I would like to point out that your CAD application can most likely do this for you. Just make a parametric drawing and sweep the values you need. This may be more practical as you go forward since the cad application can effortlessly make changes based on geometric constraints and you don't need to calculate this.
Image 1: Parametric sweep of one value. No harder than typing 3 values. Note the drawing s intentionally exaggerated.
Making the sweep by script is not much harder. This opens up statistical analysis by montecarlo simulation. Doing it this way reduces chance of error made during the mathematical analysis. Of course, this is both a good thing and a bad thing. Analytical analysis can give insights into global minima, but as the complexity of your analysis grows this might not be feasible so a local minima may suffice.

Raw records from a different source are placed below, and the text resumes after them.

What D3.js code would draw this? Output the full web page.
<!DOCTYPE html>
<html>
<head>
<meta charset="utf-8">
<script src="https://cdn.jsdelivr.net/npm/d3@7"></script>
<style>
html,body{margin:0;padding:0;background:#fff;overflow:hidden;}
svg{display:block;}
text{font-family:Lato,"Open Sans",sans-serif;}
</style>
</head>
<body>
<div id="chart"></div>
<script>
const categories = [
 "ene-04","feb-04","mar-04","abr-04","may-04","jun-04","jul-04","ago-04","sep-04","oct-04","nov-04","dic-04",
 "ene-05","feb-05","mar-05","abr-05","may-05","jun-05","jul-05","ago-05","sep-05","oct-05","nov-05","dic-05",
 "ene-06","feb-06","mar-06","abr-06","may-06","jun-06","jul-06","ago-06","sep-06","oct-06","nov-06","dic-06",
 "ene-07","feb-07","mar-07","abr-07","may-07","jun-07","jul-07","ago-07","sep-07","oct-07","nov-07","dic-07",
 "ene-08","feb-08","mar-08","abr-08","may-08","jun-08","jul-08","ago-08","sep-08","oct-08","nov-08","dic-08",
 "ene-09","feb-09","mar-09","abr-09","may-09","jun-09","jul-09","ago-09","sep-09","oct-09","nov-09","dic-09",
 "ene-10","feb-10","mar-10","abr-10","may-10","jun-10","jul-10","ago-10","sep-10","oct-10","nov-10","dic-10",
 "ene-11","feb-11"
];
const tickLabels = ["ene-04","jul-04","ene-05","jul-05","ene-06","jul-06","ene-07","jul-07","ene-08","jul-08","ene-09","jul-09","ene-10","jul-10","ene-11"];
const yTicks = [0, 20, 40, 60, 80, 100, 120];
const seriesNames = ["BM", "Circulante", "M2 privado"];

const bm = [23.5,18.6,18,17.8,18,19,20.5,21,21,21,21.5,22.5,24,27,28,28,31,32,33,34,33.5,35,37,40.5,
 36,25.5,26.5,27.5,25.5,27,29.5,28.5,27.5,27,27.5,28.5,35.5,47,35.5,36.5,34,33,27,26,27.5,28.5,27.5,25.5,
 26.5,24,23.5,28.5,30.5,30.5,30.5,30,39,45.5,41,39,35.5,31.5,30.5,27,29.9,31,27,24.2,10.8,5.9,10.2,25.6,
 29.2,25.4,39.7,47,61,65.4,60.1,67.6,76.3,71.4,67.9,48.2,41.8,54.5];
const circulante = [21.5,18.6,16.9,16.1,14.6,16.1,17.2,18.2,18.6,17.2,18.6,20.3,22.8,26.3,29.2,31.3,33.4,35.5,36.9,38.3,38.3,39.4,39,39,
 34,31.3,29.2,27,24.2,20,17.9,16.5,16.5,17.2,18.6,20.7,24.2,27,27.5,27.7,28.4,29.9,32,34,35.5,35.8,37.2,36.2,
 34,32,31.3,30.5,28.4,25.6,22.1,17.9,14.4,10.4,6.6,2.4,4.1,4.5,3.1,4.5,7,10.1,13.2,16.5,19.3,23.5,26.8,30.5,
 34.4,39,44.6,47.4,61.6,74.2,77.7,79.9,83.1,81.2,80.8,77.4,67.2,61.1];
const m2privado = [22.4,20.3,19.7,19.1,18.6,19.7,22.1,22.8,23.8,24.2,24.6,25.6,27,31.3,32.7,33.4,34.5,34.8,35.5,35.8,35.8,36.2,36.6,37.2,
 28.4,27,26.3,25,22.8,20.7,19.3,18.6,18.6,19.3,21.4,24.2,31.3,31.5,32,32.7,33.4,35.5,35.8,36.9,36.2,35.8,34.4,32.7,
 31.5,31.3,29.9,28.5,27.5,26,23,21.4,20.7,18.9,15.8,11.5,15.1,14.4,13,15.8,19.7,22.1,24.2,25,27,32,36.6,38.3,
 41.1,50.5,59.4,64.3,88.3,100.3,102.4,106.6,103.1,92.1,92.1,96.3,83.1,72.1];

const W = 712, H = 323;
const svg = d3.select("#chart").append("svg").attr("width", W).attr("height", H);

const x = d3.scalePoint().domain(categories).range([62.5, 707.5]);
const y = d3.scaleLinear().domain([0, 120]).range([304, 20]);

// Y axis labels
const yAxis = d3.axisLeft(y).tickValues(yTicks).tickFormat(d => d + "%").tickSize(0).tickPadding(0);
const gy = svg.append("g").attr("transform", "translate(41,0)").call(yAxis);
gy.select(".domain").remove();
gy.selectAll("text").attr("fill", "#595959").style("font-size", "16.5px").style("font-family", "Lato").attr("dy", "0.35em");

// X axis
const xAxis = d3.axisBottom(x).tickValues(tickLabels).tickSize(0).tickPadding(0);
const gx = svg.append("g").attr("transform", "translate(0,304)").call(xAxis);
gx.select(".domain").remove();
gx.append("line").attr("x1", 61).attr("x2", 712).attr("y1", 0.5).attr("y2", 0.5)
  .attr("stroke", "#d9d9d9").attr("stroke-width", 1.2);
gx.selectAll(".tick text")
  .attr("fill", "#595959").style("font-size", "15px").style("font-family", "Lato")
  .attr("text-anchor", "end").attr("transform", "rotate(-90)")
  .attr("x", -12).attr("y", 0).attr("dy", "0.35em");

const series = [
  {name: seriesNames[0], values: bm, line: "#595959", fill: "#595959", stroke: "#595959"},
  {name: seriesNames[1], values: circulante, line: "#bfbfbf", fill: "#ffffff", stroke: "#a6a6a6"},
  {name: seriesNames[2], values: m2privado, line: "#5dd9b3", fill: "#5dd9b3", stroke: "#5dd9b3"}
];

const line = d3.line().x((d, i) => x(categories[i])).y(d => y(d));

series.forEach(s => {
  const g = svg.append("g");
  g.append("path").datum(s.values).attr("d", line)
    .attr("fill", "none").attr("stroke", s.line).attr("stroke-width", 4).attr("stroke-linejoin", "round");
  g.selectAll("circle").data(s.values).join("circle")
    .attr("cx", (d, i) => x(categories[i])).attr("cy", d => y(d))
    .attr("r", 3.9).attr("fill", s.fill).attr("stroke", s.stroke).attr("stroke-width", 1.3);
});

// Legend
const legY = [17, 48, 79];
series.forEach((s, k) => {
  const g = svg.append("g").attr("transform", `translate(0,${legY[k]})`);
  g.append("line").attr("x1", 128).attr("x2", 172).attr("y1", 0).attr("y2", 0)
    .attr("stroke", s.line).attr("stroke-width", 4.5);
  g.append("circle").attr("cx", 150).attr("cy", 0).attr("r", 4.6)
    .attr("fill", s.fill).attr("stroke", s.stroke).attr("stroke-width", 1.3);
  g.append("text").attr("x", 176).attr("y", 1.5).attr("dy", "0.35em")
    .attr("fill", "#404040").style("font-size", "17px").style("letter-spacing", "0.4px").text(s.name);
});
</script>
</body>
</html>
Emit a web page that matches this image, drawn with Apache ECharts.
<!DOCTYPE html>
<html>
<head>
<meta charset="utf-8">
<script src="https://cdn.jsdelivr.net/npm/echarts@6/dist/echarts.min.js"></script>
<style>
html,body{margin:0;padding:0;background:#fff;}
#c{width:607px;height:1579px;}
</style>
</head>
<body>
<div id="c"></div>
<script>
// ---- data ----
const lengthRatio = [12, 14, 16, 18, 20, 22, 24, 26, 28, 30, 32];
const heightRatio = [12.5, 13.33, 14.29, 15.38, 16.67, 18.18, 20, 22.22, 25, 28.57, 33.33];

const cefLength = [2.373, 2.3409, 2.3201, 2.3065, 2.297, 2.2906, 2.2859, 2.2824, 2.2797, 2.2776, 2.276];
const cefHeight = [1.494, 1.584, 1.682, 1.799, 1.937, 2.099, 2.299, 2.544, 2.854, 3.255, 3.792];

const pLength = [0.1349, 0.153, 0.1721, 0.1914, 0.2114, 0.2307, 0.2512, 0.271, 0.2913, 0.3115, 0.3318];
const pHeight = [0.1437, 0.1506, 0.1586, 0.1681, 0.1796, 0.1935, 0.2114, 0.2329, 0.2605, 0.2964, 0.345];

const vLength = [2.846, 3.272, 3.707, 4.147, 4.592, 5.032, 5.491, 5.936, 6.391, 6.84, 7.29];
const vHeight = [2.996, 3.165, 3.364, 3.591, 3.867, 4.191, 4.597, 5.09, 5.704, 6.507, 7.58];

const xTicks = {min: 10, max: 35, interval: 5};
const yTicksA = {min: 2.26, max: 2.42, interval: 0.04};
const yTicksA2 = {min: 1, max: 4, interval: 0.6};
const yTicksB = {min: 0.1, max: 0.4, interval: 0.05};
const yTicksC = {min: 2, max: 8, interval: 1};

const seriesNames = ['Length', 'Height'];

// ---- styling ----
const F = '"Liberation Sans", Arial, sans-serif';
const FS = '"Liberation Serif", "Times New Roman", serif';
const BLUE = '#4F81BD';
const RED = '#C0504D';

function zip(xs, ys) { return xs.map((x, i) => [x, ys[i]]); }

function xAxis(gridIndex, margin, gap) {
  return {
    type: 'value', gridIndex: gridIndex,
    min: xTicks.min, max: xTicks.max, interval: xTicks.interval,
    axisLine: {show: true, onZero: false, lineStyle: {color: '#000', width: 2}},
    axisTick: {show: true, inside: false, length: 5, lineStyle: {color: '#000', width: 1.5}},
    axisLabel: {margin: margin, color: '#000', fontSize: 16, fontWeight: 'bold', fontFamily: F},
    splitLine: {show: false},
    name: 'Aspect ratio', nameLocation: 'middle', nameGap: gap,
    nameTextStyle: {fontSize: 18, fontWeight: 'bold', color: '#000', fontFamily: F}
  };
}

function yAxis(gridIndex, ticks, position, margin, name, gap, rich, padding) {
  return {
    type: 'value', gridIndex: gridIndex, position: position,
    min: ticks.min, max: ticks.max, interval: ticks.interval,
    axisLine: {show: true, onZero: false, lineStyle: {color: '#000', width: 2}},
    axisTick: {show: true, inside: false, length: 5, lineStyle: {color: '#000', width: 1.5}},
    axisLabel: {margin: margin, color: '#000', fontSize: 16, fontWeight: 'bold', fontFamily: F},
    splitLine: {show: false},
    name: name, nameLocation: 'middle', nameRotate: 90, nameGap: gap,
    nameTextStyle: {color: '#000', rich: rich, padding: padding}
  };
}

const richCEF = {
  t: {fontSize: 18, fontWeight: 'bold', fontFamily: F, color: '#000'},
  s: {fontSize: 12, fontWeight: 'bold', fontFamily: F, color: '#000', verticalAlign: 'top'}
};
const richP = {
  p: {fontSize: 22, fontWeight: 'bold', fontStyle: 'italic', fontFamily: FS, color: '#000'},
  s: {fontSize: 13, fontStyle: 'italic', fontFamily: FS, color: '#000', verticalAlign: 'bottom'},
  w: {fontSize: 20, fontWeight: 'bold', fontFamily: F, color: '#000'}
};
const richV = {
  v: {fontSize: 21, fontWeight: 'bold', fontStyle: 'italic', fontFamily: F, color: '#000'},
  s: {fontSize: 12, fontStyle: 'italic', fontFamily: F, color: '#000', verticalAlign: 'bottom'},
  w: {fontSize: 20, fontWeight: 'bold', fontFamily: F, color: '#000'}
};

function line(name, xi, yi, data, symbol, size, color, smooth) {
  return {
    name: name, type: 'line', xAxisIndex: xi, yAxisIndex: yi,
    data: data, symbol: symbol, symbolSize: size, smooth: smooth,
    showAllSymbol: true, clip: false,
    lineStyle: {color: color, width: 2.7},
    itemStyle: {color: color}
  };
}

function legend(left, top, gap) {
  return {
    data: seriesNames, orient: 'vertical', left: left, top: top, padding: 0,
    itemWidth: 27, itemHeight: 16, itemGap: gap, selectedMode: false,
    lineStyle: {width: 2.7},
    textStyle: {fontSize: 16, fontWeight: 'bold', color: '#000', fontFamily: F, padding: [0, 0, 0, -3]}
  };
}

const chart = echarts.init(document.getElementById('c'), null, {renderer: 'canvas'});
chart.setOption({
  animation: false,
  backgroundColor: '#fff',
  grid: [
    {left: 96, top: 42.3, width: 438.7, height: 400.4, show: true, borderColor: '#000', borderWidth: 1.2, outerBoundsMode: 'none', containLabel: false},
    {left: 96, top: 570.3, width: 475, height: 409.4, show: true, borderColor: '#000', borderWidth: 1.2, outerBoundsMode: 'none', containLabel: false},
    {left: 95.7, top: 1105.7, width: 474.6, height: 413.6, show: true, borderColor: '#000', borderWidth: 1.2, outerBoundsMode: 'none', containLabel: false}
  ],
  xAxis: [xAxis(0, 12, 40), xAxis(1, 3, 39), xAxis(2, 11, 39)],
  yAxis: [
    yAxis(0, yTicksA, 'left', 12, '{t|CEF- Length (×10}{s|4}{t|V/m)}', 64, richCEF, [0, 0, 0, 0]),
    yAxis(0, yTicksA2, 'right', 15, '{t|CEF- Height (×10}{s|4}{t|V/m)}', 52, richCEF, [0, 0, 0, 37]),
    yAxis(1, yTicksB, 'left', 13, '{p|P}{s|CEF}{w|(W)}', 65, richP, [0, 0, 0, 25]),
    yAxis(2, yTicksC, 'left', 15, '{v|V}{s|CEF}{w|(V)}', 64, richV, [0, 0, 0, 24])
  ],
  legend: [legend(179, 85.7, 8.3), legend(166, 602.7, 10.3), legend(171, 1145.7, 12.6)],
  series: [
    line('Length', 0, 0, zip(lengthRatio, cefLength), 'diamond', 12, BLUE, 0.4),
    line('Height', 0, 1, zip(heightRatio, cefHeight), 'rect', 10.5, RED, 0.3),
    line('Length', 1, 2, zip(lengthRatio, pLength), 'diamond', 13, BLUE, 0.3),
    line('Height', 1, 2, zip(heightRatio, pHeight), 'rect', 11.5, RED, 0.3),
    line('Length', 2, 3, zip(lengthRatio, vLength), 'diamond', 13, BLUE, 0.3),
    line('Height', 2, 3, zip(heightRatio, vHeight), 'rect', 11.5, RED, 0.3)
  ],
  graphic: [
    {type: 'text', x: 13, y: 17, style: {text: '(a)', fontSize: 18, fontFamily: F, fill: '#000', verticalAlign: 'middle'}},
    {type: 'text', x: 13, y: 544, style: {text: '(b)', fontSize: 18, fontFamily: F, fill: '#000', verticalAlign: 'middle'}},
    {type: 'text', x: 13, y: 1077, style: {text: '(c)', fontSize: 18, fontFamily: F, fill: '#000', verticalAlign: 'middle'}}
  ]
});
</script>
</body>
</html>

But yeah you can calculate this by hand too, the problem is that one you start adding the things you now consider trivial this may no longer be a trivial extension.
Image 2: Vector expression
You can express this as a equation of vector expressions
$$
\vec a + \vec b + \vec c = 0
$$
where $\vec a$ is known, magnitude of $\vec b$ is known and direction of $\vec c$ is linked to vector $\vec b$. So vector $\vec b$ is $D \cdot \{sin(\theta), cos(\theta)\}$ therefore $\vec c$ is $x \cdot\{-cos(\theta), sin(\theta)\}$. Since you have 2 directions and 2 unknowns this is solvable. But i wont take this further.